BB&T suing builder for $5.7M

Action against Saddlebrook over subdivision financing

By Josh Flory
One of Knoxville's largest homebuilders is facing a multimillion-dollar lawsuit from a lender, in connection with financing for a pair of subdivisions.

Last week, BB&T sued Saddlebrook Homes, company president Robert Mohney and other defendants in Knox County Chancery Court, asking for a judgment of nearly $5.7 million.

The suit focuses on financing allegedly provided for a pair of subdivisions in Loudon County. It alleges that more than $2.6 million is owed on a loan for the purchase of some 75 lots in Tennessee National, a waterfront golf community, and that more than $900,000 is owed on a line of credit to build homes on those lots.

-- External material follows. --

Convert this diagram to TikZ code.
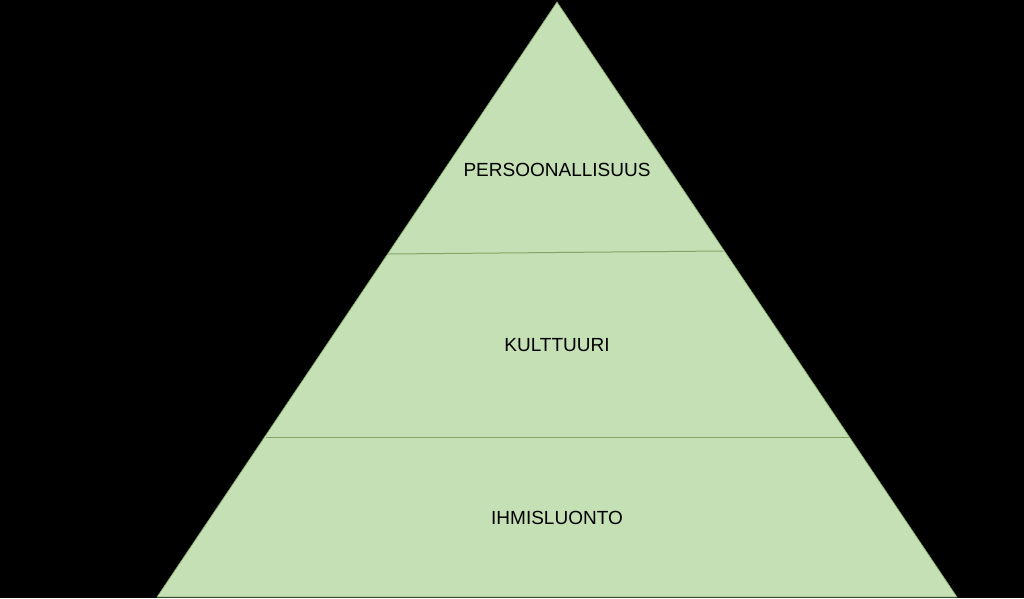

The suit alleges that more than $1.5 million is owed on a loan to buy 34 acres in the Sweetwater Creek subdivision and an additional 11 acres, and that nearly $464,000 is owed on a line of credit to build homes on the residential lots.

The suit alleges that financing was provided to an entity called B&J Enterprises and to Saddlebrook Inc., but that Saddlebrook, guaranteed B&J's obligations. The suit also alleges that Mohney guaranteed the obligations of B&J and Saddlebrook.

Mohney could not be reached for comment on Friday or Monday.

Saddlebrook has been one of Knoxville's largest homebuilders, but the residential construction industry has slumped during the economic downturn. In 2007, Mohney told the News Sentinel that rumors about a possible bankruptcy at his company weren't true, and that Saddlebrook was on track to sell more homes in 2007 than in 2006.

Tennessee National made a big splash several years ago by merging one of golf's big names with that of a prominent Tennessee developer - the project was a team effort from Medallist Developments, which included golfer Greg Norman's Great White Shark Enterprises, and Chattanooga developer John Thornton's Thunder Enterprises.

Like many luxury developments, though, Tennessee National has been affected by the down economy, with recent incentives at the project including discounts on homes or a free golf cart on certain purchases.

In 2008, Thornton's firm gave up its equity stake in the project as part of a deal in which it got several lots and some undeveloped property in return. The developer subsequently launched a promotion in which it offered those lots at what it advertised as "less than half the price of previously sold comparable lots."